For recruits, the unique challenge of the unmanned planes is keeping focused on the idea that they are in a war zone, even if they are physically half a world away, flying the planes from a base in the Nevada desert.
“You do not want to feel you are not in the actual fight,” said Airman Paul South, 20, of East Smithfield, Pa., a member of the first class of new sensor trainees. “You are in the fight, and you need to realize what is on the line every time you are doing your job.”
Before now, sensor operators trained for nine months to learn to interpret video and spy satellite pictures. But experience has shown they do not have time to analyze imagery while the plane is in flight.
The new recruits must train to be part of an air crew, then take a sensor operator course, followed by training in fundamentals of remotely piloted aircraft.
“They are taking us basically from scratch and reshaping us,” said Airman Joshua Davidson, 22, of Spokane, Wash., another one of the first recruits.
The Air Force is not eliminating the work of intelligence analysts.

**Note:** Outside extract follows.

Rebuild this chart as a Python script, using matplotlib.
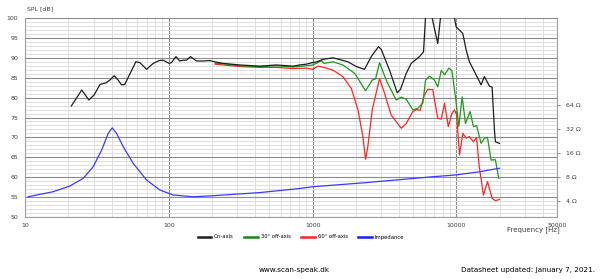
import matplotlib
matplotlib.use('Agg')
import matplotlib.pyplot as plt
from matplotlib.lines import Line2D
from matplotlib.ticker import FixedLocator, LogLocator, NullFormatter, NullLocator

# on-axis SPL
f_on = [21, 24.8, 27.8, 30.3, 33.2, 36.5, 38.9, 41.7, 44.4, 46.9, 49.4, 54.2, 59, 62.9, 70,
        77.9, 85.7, 91.3, 100.5, 104.4, 112, 119, 127, 132.7, 141.5, 155.7, 173, 192.6, 208.6,
        238, 311, 428, 559, 730, 813, 903, 1000, 1070, 1180, 1385, 1758, 2010, 2295, 2555,
        2870, 2998, 3425, 3873, 4083, 4475, 4845, 5535, 5900, 6155, 6494, 7410, 7900, 9330,
        9950, 11070, 11670, 12300, 13700, 14830, 15630, 16940, 17690, 18360, 18650, 19900]
spl_on = [77.9, 81.9, 79.4, 80.7, 83.3, 83.7, 84.4, 85.5, 84.4, 83.2, 83.3, 86.3, 89.0, 88.8, 87.1,
          88.6, 89.3, 89.4, 88.6, 88.8, 90.3, 89.2, 89.4, 89.4, 90.3, 89.2, 89.2, 89.3, 89.0,
          88.6, 88.2, 87.9, 88.2, 87.9, 88.2, 88.4, 88.8, 89.0, 89.6, 90.0, 89.0, 87.8, 87.1, 90.3,
          92.8, 92.1, 86.9, 81.2, 82.1, 86.1, 88.6, 90.3, 91.5, 103, 103, 93.6, 103, 103,
          97.8, 96.1, 92.0, 89.0, 85.7, 83.2, 85.3, 82.9, 82.6, 71.9, 68.9, 68.5]

# 30 deg off-axis
f_30 = [210, 240, 311, 428, 559, 730, 903, 1000, 1089, 1148, 1200, 1385, 1622, 1960, 2333,
        2596, 2738, 2918, 3280, 3810, 4128, 4475, 4975, 5385, 5835, 6100, 6494, 7030, 7410,
        7840, 8260, 8850, 9290, 9900, 10380, 10960, 11550, 12440, 13120, 13800, 14830, 15630,
        16430, 17400, 18650, 19680]
spl_30 = [88.6, 88.5, 88.0, 87.8, 88.0, 87.7, 88.0, 88.2, 88.8, 89.3, 88.6, 89.0, 88.2, 86.1, 81.7,
          84.4, 84.7, 88.8, 84.0, 79.4, 80.1, 79.6, 76.9, 77.3, 78.6, 84.4, 85.4, 84.4, 82.7,
          86.8, 85.7, 87.4, 86.8, 79.4, 72.7, 80.2, 73.5, 76.5, 72.7, 73.0, 68.5, 69.8,
          70.0, 64.3, 64.4, 59.7]

# 60 deg off-axis
f_60 = [210, 240, 311, 428, 559, 730, 903, 1000, 1089, 1200, 1385, 1622, 1858, 2067, 2235, 2333,
        2420, 2596, 2918, 3162, 3517, 4128, 4475, 4975, 5290, 5600, 5950, 6320, 6840, 7410,
        7840, 8260, 8780, 9290, 9680, 10010, 10500, 11070, 11670, 12300, 13120, 13800, 14400,
        15400, 16430, 17690, 18650, 19900]
spl_60 = [88.4, 88.2, 87.8, 87.6, 87.6, 87.3, 87.4, 87.1, 87.9, 87.6, 86.9, 85.3, 82.3, 76.9, 70.2, 64.5,
          67.7, 76.9, 84.8, 81.1, 75.6, 72.3, 73.5, 76.5, 77.0, 76.8, 80.5, 82.1, 82.0, 74.8,
          74.6, 78.6, 72.7, 76.0, 76.9, 75.8, 65.6, 71.0, 69.8, 70.2, 68.9, 70.0, 62.7,
          55.5, 58.9, 54.7, 54.1, 54.4]

# impedance
f_imp = [10.5, 15.7, 20.5, 25.4, 29.8, 34.1, 37.9, 40.4, 43.3, 48.2, 56.5, 70, 86.6, 107,
         132.7, 148, 204, 428, 813, 1000, 2350, 6840, 9950, 14400, 19900]
ohm = [4.52, 5.23, 6.17, 7.7, 10.78, 17.4, 28.2, 33.1, 28.2, 19.2, 11.87, 7.34, 5.5, 4.76,
       4.6, 4.52, 4.66, 5.1, 5.74, 6.04, 6.8, 8.06, 8.5, 9.3, 10.3]

x_ticks = [10, 100, 1000, 10000, 50000]
y_ticks = [50, 55, 60, 65, 70, 75, 80, 85, 90, 95, 100]
ohm_ticks = [4, 8, 16, 32, 64]

c_on, c_30, c_60, c_imp = '#1e1e1e', '#1a9a1a', '#ff2424', '#3a3aff'
lab = '#404040'

fig = plt.figure(figsize=(6, 2.79), dpi=100)
ax = fig.add_axes([25/600, 1-217/279, 532/600, 199/279])

ax.set_xscale('log')
ax.set_xlim(10, 50000)
ax.set_ylim(50, 100)
ax.xaxis.set_major_locator(FixedLocator(x_ticks))
ax.set_xticklabels([str(t) for t in x_ticks])
ax.xaxis.set_minor_locator(LogLocator(base=10, subs=range(2, 10)))
ax.xaxis.set_minor_formatter(NullFormatter())
ax.set_yticks(y_ticks)
ax.set_yticks(range(50, 101), minor=True)
ax.tick_params(which='both', length=0, labelsize=4.5, labelcolor=lab)
ax.tick_params(axis='x', pad=4)
ax.tick_params(axis='y', pad=5)
ax.grid(which='major', color='#8c8c8c', lw=0.8)
ax.grid(which='minor', color='#dedede', lw=0.7)
ax.set_axisbelow(True)
for s in ax.spines.values():
    s.set_color('#a0a0a0')
    s.set_linewidth(0.8)
ax.spines['top'].set_visible(False)

ax.plot(f_on, spl_on, color=c_on, lw=0.9, zorder=5)
ax.plot(f_30, spl_30, color=c_30, lw=0.9, zorder=4)
ax.plot(f_60, spl_60, color=c_60, lw=0.9, zorder=3)

ax2 = ax.twinx()
ax2.set_yscale('log')
ax2.set_ylim(2.52, 790)
ax2.yaxis.set_major_locator(FixedLocator(ohm_ticks))
ax2.yaxis.set_minor_locator(NullLocator())
ax2.set_yticklabels([f'{t} Ω' for t in ohm_ticks])
ax2.tick_params(axis='y', length=2.5, width=0.6, color='#808080', labelsize=4.5,
                labelcolor=lab, pad=4)
for s in ax2.spines.values():
    s.set_visible(False)
ax2.plot(f_imp, ohm, color=c_imp, lw=0.9)

fig.text(27/600, 1-9/279, 'SPL [dB]', fontsize=4.5, color=lab, va='center')
fig.text(560/600, 1-230/279, 'Frequency [Hz]', fontsize=5, color=lab, ha='right', va='center')

handles = [Line2D([], [], color=c, lw=1.8) for c in (c_on, '#138a13', c_60, '#1a1aff')]
fig.legend(handles, ['On-axis', '30° off-axis', '60° off-axis', 'Impedance'],
           loc='center', bbox_to_anchor=(301/600, 1-237/279), ncol=4, frameon=False,
           fontsize=3.8, handlelength=2.5, columnspacing=2, handletextpad=0.6)

fig.text(294/600, 1-270/279, 'www.scan-speak.dk', fontsize=5.2, ha='center', va='center')
fig.text(595/600, 1-270/279, 'Datasheet updated: January 7, 2021.', fontsize=5.2,
         ha='right', va='center')

fig.savefig('out.png', dpi=100)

New technology being deployed this year will vastly increase the number of video feeds and the demand for imagery analysis. But those experts will be working at other stations, not as part of the team flying the aircraft.
The new career field is appealing to new enlistees who want to feel they are performing a crucial role in current U.S. military operations.
“If you turn on the news any day,” South said, “you see something about another airstrike.”